The Fibre Future is Coming

In New Zealand, one company controls the copper cabling delivered to houses. They sell access to Retail ISPs, at a fixed price. Individual customer connections are mapped through to the ISP, who handles all customer management, upstream access, enhanced services, etc. This means that most people have many options for their ISP, with everyone competing on a common platform. Switching ISP is trivial, and so churn rates are high.

Fibre (aka UFB, or “Ultra-Fast Broadband”) is now being rolled out across New Zealand, with a similar structure to copper - one company rolls out the physical infrastructure, and Retail ISPs compete to provide customer services across that fibre. One difference is that it is not one single company rolling out fibre nationwide. Chorus is doing most of the roll-out, but in some towns there are other providers. This is a sensible approach, that takes advantage of the fibre that was laid before a national strategy was developed. The goal is to deliver 100Mbps to 75% of houses by 2019. OK, it’s not super-fast, but it’s pretty good, and a lot better than some countries.
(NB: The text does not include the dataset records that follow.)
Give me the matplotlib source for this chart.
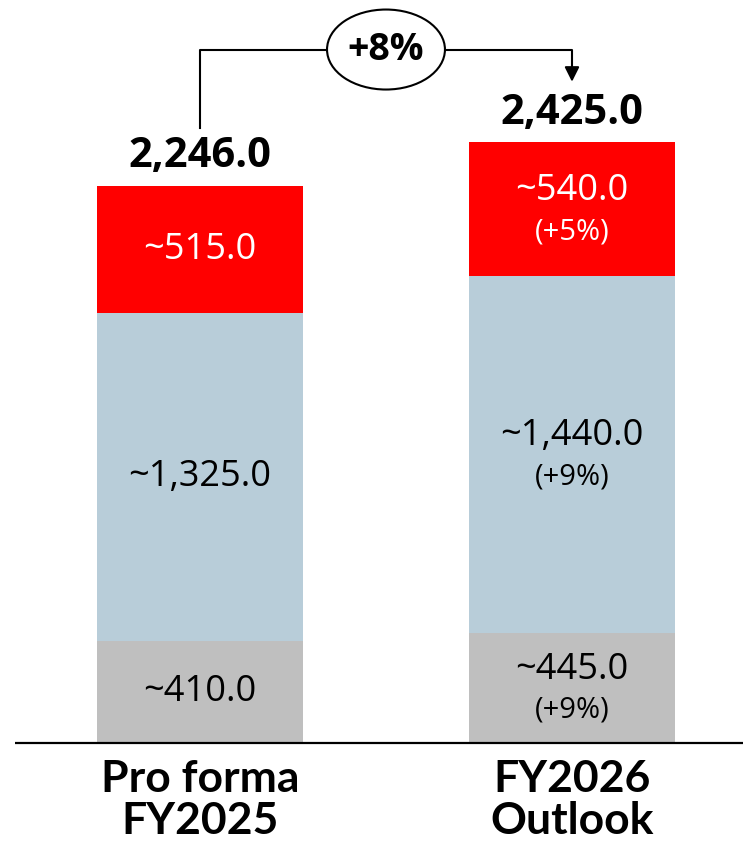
import matplotlib.pyplot as plt
from matplotlib.patches import Ellipse

# ---------------------------------------------------------------------------
# Chart data
# ---------------------------------------------------------------------------
categories = ["Pro forma\nFY2025", "FY2026\nOutlook"]
totals = [2246.0, 2425.0]
total_labels = ["2,246.0", "2,425.0"]

bottom_values = [410.0, 445.0]
middle_values = [1325.0, 1440.0]
top_values = [515.0, 540.0]

bottom_labels = ["~410.0", "~445.0"]
middle_labels = ["~1,325.0", "~1,440.0"]
top_labels = ["~515.0", "~540.0"]

bottom_growth = [None, "(+9%)"]
middle_growth = [None, "(+9%)"]
top_growth = [None, "(+5%)"]

growth_total = "+8%"

COLOR_BOTTOM = "#BFBFBF"
COLOR_MIDDLE = "#B8CDD9"
COLOR_TOP = "#FF0000"

FONT = ["Open Sans", "DejaVu Sans"]
CAT_FONT = ["Lato", "DejaVu Sans"]

plt.rcParams["font.family"] = FONT

fig = plt.figure(figsize=(7.43, 8.42), dpi=100)
ax = fig.add_axes([0, 99 / 842, 1, 743 / 842])
ax.set_xlim(-0.5376, 1.4597)
ax.set_ylim(0, 3000)
ax.axis("off")

x_pos = [0, 1]
bar_width = 0.554


def _segment_label(x, y_center, main_text, sub_text, color):
    """Write the value (and optional growth) label in the middle of a segment."""
    if sub_text is None:
        ax.annotate(main_text, (x, y_center), xytext=(0, 0), textcoords="offset points",
                    ha="center", va="center", fontsize=26, color=color)
    else:
        ax.annotate(main_text, (x, y_center), xytext=(0, 13), textcoords="offset points",
                    ha="center", va="center", fontsize=26, color=color)
        ax.annotate(sub_text, (x, y_center), xytext=(0, -16), textcoords="offset points",
                    ha="center", va="center", fontsize=21, color=color)


# --- stacked bars ---
ax.bar(x_pos, bottom_values, width=bar_width, color=COLOR_BOTTOM)
ax.bar(x_pos, middle_values, width=bar_width, bottom=bottom_values, color=COLOR_MIDDLE)
top_bottoms = [b + m for b, m in zip(bottom_values, middle_values)]
ax.bar(x_pos, top_values, width=bar_width, bottom=top_bottoms, color=COLOR_TOP)

for i, x in enumerate(x_pos):
    _segment_label(x, bottom_values[i] / 2, bottom_labels[i], bottom_growth[i], "black")
    _segment_label(x, bottom_values[i] + middle_values[i] / 2, middle_labels[i],
                   middle_growth[i], "black")
    _segment_label(x, top_bottoms[i] + top_values[i] / 2, top_labels[i],
                   top_growth[i], "white")

    bar_top = top_bottoms[i] + top_values[i]
    ax.annotate(total_labels[i], (x, bar_top), xytext=(0, 21), textcoords="offset points",
                ha="center", va="center", fontsize=30, fontweight="bold", color="black")

    ax.annotate(categories[i], (x, 0), xytext=(0, -41), textcoords="offset points",
                ha="center", va="center", fontsize=32, fontweight="bold",
                family=CAT_FONT, linespacing=1.05, annotation_clip=False)

# --- baseline ---
ax.plot([-0.497, 1.4597], [0, 0], color="black", linewidth=1.6, clip_on=False,
        solid_capstyle="butt")

# --- growth bracket with ellipse ---
bracket_y = 2800
left_x = x_pos[0]
right_x = x_pos[1]
ax.plot([left_x, left_x, right_x, right_x],
        [totals[0] + 238, bracket_y, bracket_y, totals[1] + 300],
        color="black", linewidth=1.5)
ax.annotate("", xy=(right_x, totals[1] + 245), xytext=(right_x, totals[1] + 310),
            arrowprops=dict(arrowstyle="-|>", color="black", lw=1.5,
                            mutation_scale=22, shrinkA=0, shrinkB=0))

ellipse_x = 0.5
ax.add_patch(Ellipse((ellipse_x, bracket_y), width=0.317, height=323,
                     facecolor="white", edgecolor="black", linewidth=1.5, zorder=3))
ax.text(ellipse_x, bracket_y, growth_total, ha="center", va="center",
        fontsize=27, fontweight="bold", zorder=4)

fig.savefig("out.png", dpi=100)
plt.close(fig)
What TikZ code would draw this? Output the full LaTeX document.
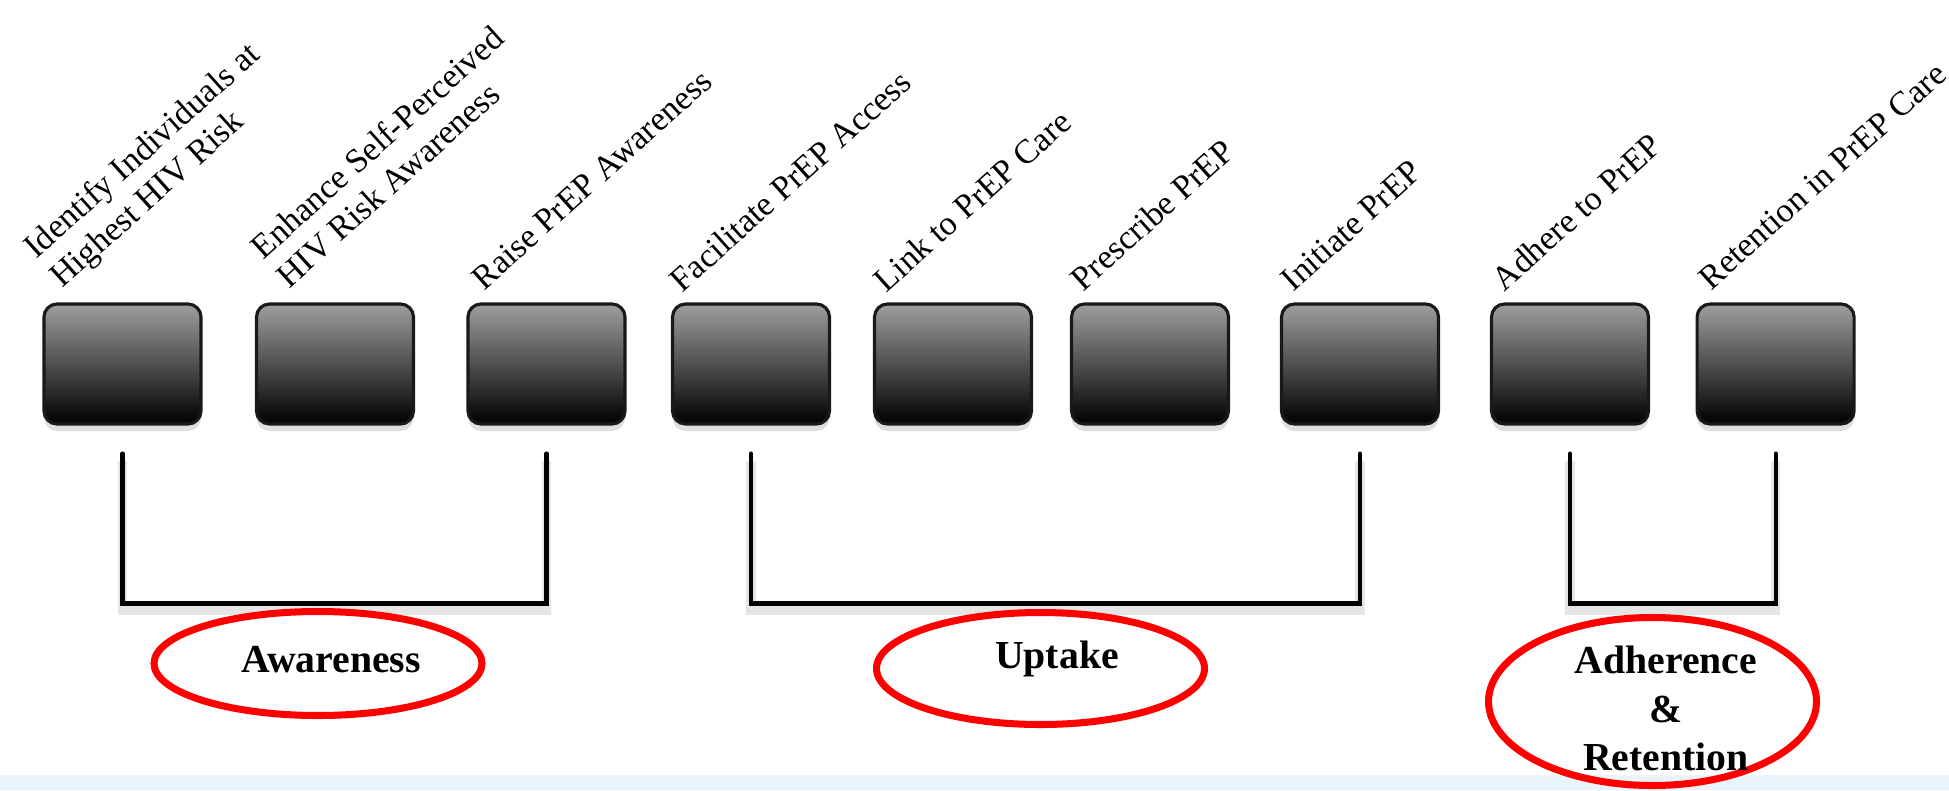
\documentclass[tikz,border=0pt]{standalone}
\usepackage{fontspec}
\setmainfont{Liberation Serif}
\usepackage{xcolor}
\usepackage{tikz}
\usetikzlibrary{shapes,positioning,shadows,calc}

\definecolor{bandblue}{RGB}{234,244,251}

\begin{document}
\begin{tikzpicture}[
    % Gradient boxes of the PrEP cascade
    stagebox/.style={
        rectangle,
        draw=black!90,
        line width=0.9pt,
        top color=black!38,
        bottom color=black,
        minimum width=1.57cm,
        minimum height=1.2cm,
        rounded corners=0.13cm,
        drop shadow={opacity=0.25, shadow xshift=0pt, shadow yshift=-2pt}
    },
    steptext/.style={
        anchor=south west,
        rotate=42,
        inner sep=0pt,
        align=left,
        font=\fontsize{9.7}{11.1}\selectfont
    },
    bracket/.style={
        line width=1.2pt, black, line cap=round,
        preaction={draw=black!10, line width=2.6pt, transform canvas={yshift=-2pt}}
    },
    groupring/.style={ellipse, draw=red, line width=2pt, inner sep=0pt, minimum width=3.28cm},
    grouptext/.style={font=\fontsize{11.3}{13.9}\selectfont\bfseries, align=center, inner sep=0pt}
]

\useasboundingbox (0,0) rectangle (19.49,7.90);

% Light band along the bottom edge
\fill[bandblue] (0,0) rectangle (19.49,0.15);

% Cascade steps
\foreach \n/\x in {identify/1.225, enhance/3.35, raise/5.465, facilitate/7.51, link/9.53,
                   prescribe/11.50, initiate/13.60, adhere/15.70, retention/17.756} {
    \node[stagebox] (\n) at (\x, 4.26) {};
}

% Step labels, slanted above each box
\node[steptext] (identifyText) at ([xshift=0.25cm, yshift=0.07cm]identify.north west) {Identify Individuals at\\Highest HIV Risk};
\node[steptext] (enhanceText) at ([xshift=0.35cm, yshift=0.12cm]enhance.north west) {Enhance Self-Perceived\\HIV Risk Awareness};
\node[steptext] (raiseText) at ([xshift=0.18cm, yshift=0.10cm]raise.north west) {Raise PrEP Awareness};
\node[steptext] (facilitateText) at ([xshift=0.12cm, yshift=0.08cm]facilitate.north west) {Facilitate PrEP Access};
\node[steptext] (linkText) at ([xshift=0.14cm, yshift=0.08cm]link.north west) {Link to PrEP Care};
\node[steptext] (prescribeText) at ([xshift=0.14cm, yshift=0.09cm]prescribe.north west) {Prescribe PrEP};
\node[steptext] (initiateText) at ([xshift=0.14cm, yshift=0.09cm]initiate.north west) {Initiate PrEP};
\node[steptext] (adhereText) at ([xshift=0.15cm, yshift=0.09cm]adhere.north west) {Adhere to PrEP};
\node[steptext] (retentionText) at ([xshift=0.16cm, yshift=0.10cm]retention.north west) {Retention in PrEP Care};

% Brackets grouping the steps
\draw[bracket] ([yshift=-0.28cm]identify.south) |- ([yshift=-1.78cm]raise.south) -- ([yshift=-0.28cm]raise.south);
\draw[bracket] ([yshift=-0.28cm]facilitate.south) |- ([yshift=-1.78cm]initiate.south) -- ([yshift=-0.28cm]initiate.south);
\draw[bracket] ([yshift=-0.28cm]adhere.south) |- ([yshift=-1.78cm]retention.south) -- ([yshift=-0.28cm]retention.south);

% Group names in red rings
\node[groupring, minimum height=1.04cm] (awarenessRing) at (3.18, 1.265) {};
\node[grouptext, anchor=base] (awarenessText) at (3.31, 1.18) {Awareness};

\node[groupring, minimum height=1.12cm] (uptakeRing) at (10.405, 1.215) {};
\node[grouptext, anchor=base] (uptakeText) at (10.57, 1.22) {Uptake};

\node[groupring, minimum height=1.68cm] (adherenceRing) at (16.525, 0.885) {};
\node[grouptext, anchor=north] (adherenceText) at (16.66, 1.45) {Adherence\\\&\\Retention};

\end{tikzpicture}
\end{document}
Obviously it takes time to lay all this fibre. Chorus has an interactive map showing anticipated availability dates. Punch in your address, and you can see what’s available, and what is planned. Sadly I got the dreaded:

UFB deployment dates for your area are still being developed

Or in other words, “We’ve got no plans to deliver it to you any time soon, and you should be happy with your 14Mbps ADSL2+.” Actually my ADSL speeds are OK, but I need greater upload capability. There has been talk that uptake is too low (5.5% of houses with UFB available as at Dec 31 2013), but I would sign up the first day that it becomes available. To rub it in, VDSL is one block from my house, and UFB is slated to reach one block away later this year.

Outbreak of Common Sense

The local council is currently replacing the kerbs and footpaths (sidewalks to my American friends) in my area. In a stunning outbreak of common sense, Chorus and the paving crews somehow talked to each other, and realised that they could save a lot of time and money by putting the fibre in when the footpaths are being re-built.

Here’s my ripped-up footpath:

Footpath

And looking closer, we can see the conduit that has been laid:

Fibre Ducting

Yes!

Fibre Access

I don’t know how long it will take to actually hook it all up, but I will be switching over as soon as I can. Choices right now are 30Mb down/10 up, 50/20, or 100/50. All at prices not much different to ADSL. Oh yes please.